COLUMNA/ Desde Huatusco – Fiesta en el templo
3 minutos de lecturaROBERTO GARCÍA JUSTO
FIESTA EN EL TEMPLO
En víspera de las celebraciones religiosas, en los instantes en que la tarde comenzaba a envolver con sus sombras, el atrio de la iglesia se llenaba de católicos que venían acompañados de la familia, la población del entorno aumentaba como por magia. Mientras que, en el interior del templo, el Cura por su Majestad y sus tenientes se entregaban a la solemnidad de los maitines. En la puerta principal de la iglesia se instalaba la música orquestal de Cuauhtochco.
ROBERTO GARCÍA JUSTO
Prevaleciendo en ella el sagrado Teponaxtle, instrumento que acaso era el único objeto del antiguo culto que el celo místico del misionero no había destruido. El Teponaxtle Cuauhtochca de vara y media de extensión, se guardaba cuidadosamente en la capilla de Santa Cecilia. Solo en las grandes ocasiones la sacaban de su encierro y su melancólico tum–tum llenaban la lóbrega obscuridad de una noche de danza o el alboroto conmovido de un día de actividades místicas.
Cerca del Teponaxtle, a su alrededor se colocaban los ancianos venerados y los funcionarios de República, iban los indios vestidos con esos trajes de chillantes colores que son tan de su agrado.
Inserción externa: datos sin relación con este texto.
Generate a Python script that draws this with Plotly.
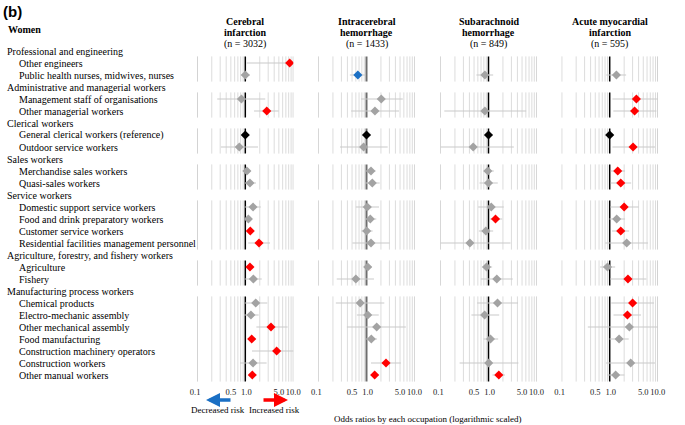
import plotly.graph_objects as go

# ---------------- data ----------------
groups = [
    "Professional and engineering",
    "Administrative and managerial workers",
    "Clerical workers",
    "Sales workers",
    "Service workers",
    "Agriculture, forestry, and fishery workers",
    "Manufacturing process workers",
]
group_items = [
    ["Other engineers", "Public health nurses, midwives, nurses"],
    ["Management staff of organisations", "Other managerial workers"],
    ["General clerical workers (reference)", "Outdoor service workers"],
    ["Merchandise sales workers", "Quasi-sales workers"],
    ["Domestic support service workers", "Food and drink preparatory workers",
     "Customer service workers", "Residential facilities management personnel"],
    ["Agriculture", "Fishery"],
    ["Chemical products", "Electro-mechanic assembly", "Other mechanical assembly",
     "Food manufacturing", "Construction machinery operators", "Construction workers",
     "Other manual workers"],
]
reference_item = "General clerical workers (reference)"

outcomes = ["Cerebral infarction", "Intracerebral hemorrhage",
            "Subarachnoid hemorrhage", "Acute myocardial infarction"]
outcome_title = [["Cerebral", "infarction"], ["Intracerebral", "hemorrhage"],
                 ["Subarachnoid", "hemorrhage"], ["Acute myocardial", "infarction"]]
outcome_n = [3032, 1433, 849, 595]

ci_or = [8.4, 1.0, 0.83, 2.8, 1.0, 0.75, 1.08, 1.25, 1.45, 1.16, 1.27, 1.93, 1.25, 1.47, 1.65, 1.31, 3.43, 1.36, 4.5, 1.45, 1.4]
ci_lo = [1.07, 0.8, 0.26, 1.52, None, 0.31, 0.97, 0.98, 0.97, 0.99, 1.1, 1.15, 1.1, 0.97, 0.97, 0.95, 1.7, 1.19, 1.38, 0.78, 1.23]
ci_hi = [12.0, 1.25, 2.6, 4.96, None, 1.84, 1.3, 1.67, 2.1, 1.38, 1.52, 3.27, 1.42, 2.2, 2.87, 1.9, 7.6, 1.67, 12.0, 2.78, 1.62]

ich_or = [None, 0.66, 2.03, 1.5, 1.0, 0.87, 1.24, 1.32, 1.04, 1.2, 1.01, 1.24, 1.06, 0.6, 0.74, 1.06, 1.63, 1.26, None, 2.55, 1.48]
ich_lo = [None, 0.45, 0.77, 0.48, None, 0.28, 0.98, 0.96, 0.6, 0.96, 0.78, 0.51, 0.95, 0.24, 0.23, 0.63, 0.39, 0.98, None, 1.24, 1.22]
ich_hi = [None, 0.94, 5.7, 4.75, None, 2.76, 1.55, 1.88, 1.82, 1.6, 1.34, 3.04, 1.28, 1.43, 2.35, 1.8, 6.6, 1.66, None, 5.2, 1.8]

sah_or = [None, 0.84, None, 0.84, 1.0, 0.48, 0.97, 1.0, 1.14, 1.4, 0.88, 0.41, 0.91, 1.49, 1.54, 0.83, None, 1.1, None, 1.01, 1.64]
sah_lo = [None, 0.56, None, 0.12, None, 0.09, 0.78, 0.65, 0.61, 1.07, 0.63, 0.09, 0.74, 0.69, 0.58, 0.44, None, 0.79, None, 0.25, 1.21]
sah_hi = [None, 1.25, None, 6.1, None, 3.37, 1.29, 1.56, 2.08, 1.93, 1.25, 2.87, 1.19, 3.2, 4.1, 1.67, None, 1.59, None, 4.2, 2.2]

ami_or = [None, 1.38, 3.6, 3.3, 1.0, 3.07, 1.47, 1.7, 2.0, 1.4, 1.7, 2.26, 0.9, 2.4, 3.0, 2.34, 2.57, 1.57, None, 2.74, 1.33]
ami_lo = [None, 0.85, 1.14, 1.19, None, 1.14, 1.05, 1.05, 1.03, 0.99, 1.12, 0.81, 0.63, 1.02, 1.08, 1.2, 0.35, 0.99, None, 0.84, 0.88]
ami_hi = [None, 2.2, 11.0, 9.4, None, 8.8, 2.09, 2.8, 4.0, 2.09, 2.54, 6.3, 1.3, 5.8, 8.4, 4.5, 11.0, 2.49, None, 8.8, 2.02]

series = [(ci_or, ci_lo, ci_hi), (ich_or, ich_lo, ich_hi),
          (sah_or, sah_lo, sah_hi), (ami_or, ami_lo, ami_hi)]

tick_vals = [0.1, 0.5, 1, 5, 10]
tick_text = ["0.1", "0.5", "1.0", "5.0", "10.0"]
grid_vals = [0.1, 0.2, 0.3, 0.4, 0.5, 0.6, 0.7, 0.8, 0.9, 2, 3, 4, 5, 6, 7, 8, 9, 10]

# ---------------- layout helpers ----------------
W, H = 685, 425
SERIF = "Liberation Serif, Times New Roman, serif"
RED, BLUE, GREY, BLACK = "#ff0000", "#1a6fc4", "#a3a3a3", "#000000"
CI_COL = "#c9c9c9"
NB = "\u00a0"
# small visual nudges of tick labels (leading, trailing non-breaking spaces)
tick_pad = {"0.1": (0, 2), "1.0": (1, 0)}
tick_disp = [NB * tick_pad.get(t, (0, 0))[0] + t + NB * tick_pad.get(t, (0, 0))[1] for t in tick_text]

rows = []
item_y = []
block_ranges = []
for g, items in zip(groups, group_items):
    rows.append((g, True))
    first = len(rows)
    for it in items:
        item_y.append(len(rows))
        rows.append((it, False))
    block_ranges.append((first, len(rows) - 1))
flat_items = [it for items in group_items for it in items]
nrows = len(rows)

def py(p):
    return 1 - p / H

def px(p):
    return p / W

row0_px, row_step = 51.0, 12.0
ypad = 0.6
y_top_px = row0_px - ypad * row_step
y_bot_px = row0_px + (nrows - 1 + ypad) * row_step

panel_px = [(197.3, 293.3), (318.5, 414.5), (440.5, 536.5), (561.7, 657.7)]

fig = go.Figure()
layout = dict(
    width=W, height=H, autosize=False,
    margin=dict(l=0, r=0, t=0, b=0, pad=0, autoexpand=False),
    paper_bgcolor="white", plot_bgcolor="white", showlegend=False,
    font=dict(family=SERIF, size=10, color="black"),
    yaxis=dict(domain=[py(y_bot_px), py(y_top_px)], range=[nrows - 1 + ypad, -ypad],
               visible=False, fixedrange=True, automargin=False),
)
annotations = []

for k, (o_v, lo_v, hi_v) in enumerate(series):
    xa = "x" if k == 0 else f"x{k+1}"
    key = "xaxis" if k == 0 else f"xaxis{k+1}"
    layout[key] = dict(
        type="log", range=[-1, 1], domain=[px(panel_px[k][0]), px(panel_px[k][1])],
        anchor="y", showgrid=False, zeroline=False, showline=False, ticks="",
        tickvals=tick_vals, ticktext=tick_disp, tickangle=0, automargin=False,
        ticklabelstandoff=3,
        tickfont=dict(family=SERIF, size=8.5, color="#222"),
    )
    gx_light, gy_light, gx_edge, gy_edge, rx, ry = [], [], [], [], [], []
    for (b0, b1) in block_ranges:
        t, b = b0 - 0.55, b1 + 0.55
        for v in grid_vals:
            if v in (0.1, 10):
                gx_edge += [v, v, None]; gy_edge += [t, b, None]
            else:
                gx_light += [v, v, None]; gy_light += [t, b, None]
        rx += [1, 1, None]; ry += [t, b, None]
    fig.add_trace(go.Scatter(x=gx_light, y=gy_light, mode="lines", xaxis=xa, yaxis="y",
                             line=dict(color="#dcdcdc", width=1), hoverinfo="skip"))
    fig.add_trace(go.Scatter(x=gx_edge, y=gy_edge, mode="lines", xaxis=xa, yaxis="y",
                             line=dict(color="#b0b0b0", width=1), hoverinfo="skip"))
    ref_col, ref_w = (BLACK, 1.5) if k != 1 else ("#6e6e6e", 2)
    fig.add_trace(go.Scatter(x=rx, y=ry, mode="lines", xaxis=xa, yaxis="y",
                             line=dict(color=ref_col, width=ref_w), hoverinfo="skip"))
    cx, cy = [], []
    for i, (o, lo, hi) in enumerate(zip(o_v, lo_v, hi_v)):
        if o is None or lo is None:
            continue
        cx += [lo, hi, None]; cy += [item_y[i], item_y[i], None]
    fig.add_trace(go.Scatter(x=cx, y=cy, mode="lines", xaxis=xa, yaxis="y",
                             line=dict(color=CI_COL, width=1.2), hoverinfo="skip"))
    mx, my, mc = [], [], []
    for i, (o, lo, hi) in enumerate(zip(o_v, lo_v, hi_v)):
        if o is None:
            continue
        if flat_items[i] == reference_item:
            c = BLACK
        elif lo is not None and lo > 1:
            c = RED
        elif hi is not None and hi < 1:
            c = BLUE
        else:
            c = GREY
        mx.append(o); my.append(item_y[i]); mc.append(c)
    fig.add_trace(go.Scatter(x=mx, y=my, mode="markers", xaxis=xa, yaxis="y",
                             marker=dict(symbol="diamond", size=7, color=mc, line=dict(width=0)),
                             hoverinfo="x+y"))
    cxp = px((panel_px[k][0] + panel_px[k][1]) / 2)
    lines = ["<b>%s</b>" % outcome_title[k][0], "<b>%s</b>" % outcome_title[k][1],
             "(n = %d)" % outcome_n[k]]
    for j, ln in enumerate(lines):
        annotations.append(dict(text=ln, x=cxp, y=py(22 + 11 * j), xref="paper", yref="paper",
                                xanchor="center", yanchor="middle", showarrow=False,
                                font=dict(family=SERIF, size=10, color="black")))

for i, (lab, is_h) in enumerate(rows):
    annotations.append(dict(text=lab, x=px(5 if is_h else 17), y=i, xref="paper", yref="y",
                            xanchor="left", yanchor="middle", showarrow=False,
                            font=dict(family=SERIF, size=10, color="black")))

annotations += [
    dict(text="<b>(b)</b>", x=px(1), y=py(12), xref="paper", yref="paper", xanchor="left",
         yanchor="middle", showarrow=False,
         font=dict(family="Liberation Sans, Arial, sans-serif", size=15, color="black")),
    dict(text="<b>Women</b>", x=px(6), y=py(30), xref="paper", yref="paper", xanchor="left",
         yanchor="middle", showarrow=False, font=dict(family=SERIF, size=10, color="black")),
    dict(text="", x=px(206), y=py(400), ax=26, ay=0, xref="paper", yref="paper",
         showarrow=True, arrowhead=2, arrowsize=0.8, arrowwidth=3.5, arrowcolor=BLUE),
    dict(text="", x=px(288), y=py(400), ax=-26, ay=0, xref="paper", yref="paper",
         showarrow=True, arrowhead=2, arrowsize=0.8, arrowwidth=3.5, arrowcolor=RED),
    dict(text="Decreased risk", x=px(218), y=py(410), xref="paper", yref="paper",
         xanchor="center", yanchor="middle", showarrow=False,
         font=dict(family=SERIF, size=9, color="black")),
    dict(text="Increased risk", x=px(274), y=py(410), xref="paper", yref="paper",
         xanchor="center", yanchor="middle", showarrow=False,
         font=dict(family=SERIF, size=9, color="black")),
    dict(text="Odds ratios by each occupation (logarithmic scaled)", x=px(427), y=py(419),
         xref="paper", yref="paper", xanchor="center", yanchor="middle", showarrow=False,
         font=dict(family=SERIF, size=9, color="black")),
]
layout["annotations"] = annotations
fig.update_layout(**layout)
fig.write_html("out.html", config={"displayModeBar": False},
               post_script="document.body.style.margin='0px';document.body.style.overflow='hidden';")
Profusamente adornados con cuentas de abala-torio y papel de china, sobre la cabeza el sombrero de palma tapizado de espejos y plumajes. Pero de la indumentaria toda, nada tan peculiar como la máscara. Era el resumen de la estética de los naturales.
Negra y rojo el color, la frente completamente achicada y arrugada, la nariz inmensa y retorcida, los pómulos salientes, la mejilla hundida, la boca grande de labios gruesos, dejando ver la doble hilera de los más feroces dientes, dos pequeños agujeros en el sitio de los ojos, a la vez ventana y respiradero. La máscara toda de madera dura y pesada, era en sí sola un tormento que infundía pavor.
En las fiestas más solemnes había tres o cuatro músicas, pero siempre un solo Teponaxtle, cada barrio traía entonces su danza; todas se unían en la noche interminable y el son monótono y triste se repetía siempre igual y siempre invariable. Parco el indio en la barroca modulación del canto, acompañaba su monorrítmico son con versículos hablados, los mismos que hacía doscientos años había compuesto el misionero en un afán inútil de borrar el ardiente politeísmo que trascendía a la danza milenaria.
Se recitaba el verso entre dientes, como un rumor, por un grupo de danzantes, y contestaba otro grupo en igual forma y los dos murmullos ininteligibles eran el acompañamiento de la música, del sonido tristísimo del sagrado Teponaxtle, y del ruido seco y repetido que producía en uniforme la danza al filo de la media noche para asombrar los ojos con fuegos de prodigio y pasados estos, reanudaban incansablemente hasta el amanecer.
Es lo más relevante que pudimos rescatar de la Enciclopedia Municipal Veracruzana, aunque esto sucedió en el año de 1790, o sea hace ya más de dos siglos, el tiempo se ha encargado de ir borrando paulatinamente una tradición que identificaba a los regionales con su medio y la naturaleza. Solo nos quedan las ruinas de una civilidad que lleva en su interior los estragos de un sinnúmero de hechos históricos que ya iremos rescatando.